Today, IT managers, whose infrastructures are connected, can control and provision IT resources in ways that allow them to react, in real-time, to changing business needs across the enterprise, said Carlson.

Without such products, Xcel’s Carlson, could not have acquired the metrics to support his ongoing argument for consolidation to the business units within Xcel — which were loosing autonomy and control to centralization, he said.
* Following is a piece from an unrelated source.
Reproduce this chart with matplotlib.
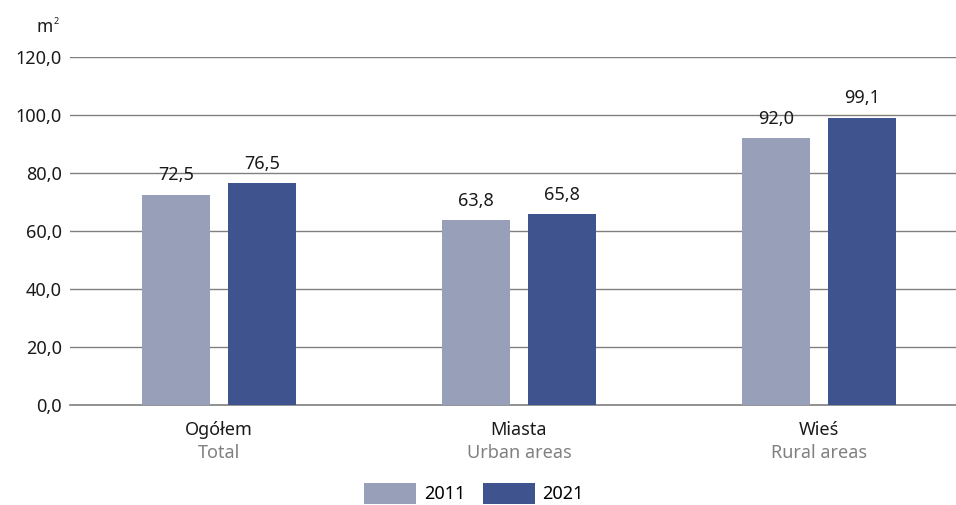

“With the middleware and the architecture solutions that our partners are bringing; I guess I’m convinced, we’re able to demonstrate on the original investment promise we’re making,” he said. “Ultimately, for us to maintain the support of consolidation, we’ve got to be able to continue to demonstrate the cost-to-value and, without that middleware capability to view what’s going on, to simplify it, etc., the costs are just going to keep going up because the business model changes; certainly every year were picking up something we didn’t plan on the year before.”

An IT Strategy, Please

The next step for many companies is define and implement a overarching IT strategy that is driven by business needs instead of departmental desire, said Turner. And while the trend to consolidation is just underway, an overall plan that looks at IT from a business perspective is what companies of all sizes will need to implement if the value and benefits IT promised just a few years ago are to be fully realized.

“Just as a third-party service providers, for years, has been able to say ‘you want this, you pay more’, I think that same discipline needs to come into the enterprises so CIOs really do become service providers to their internal users,” she said. “If the CIO is ever really to have control, they’re going to have to be able make the cost of what the users want visible to them. Then it’s a business decision.”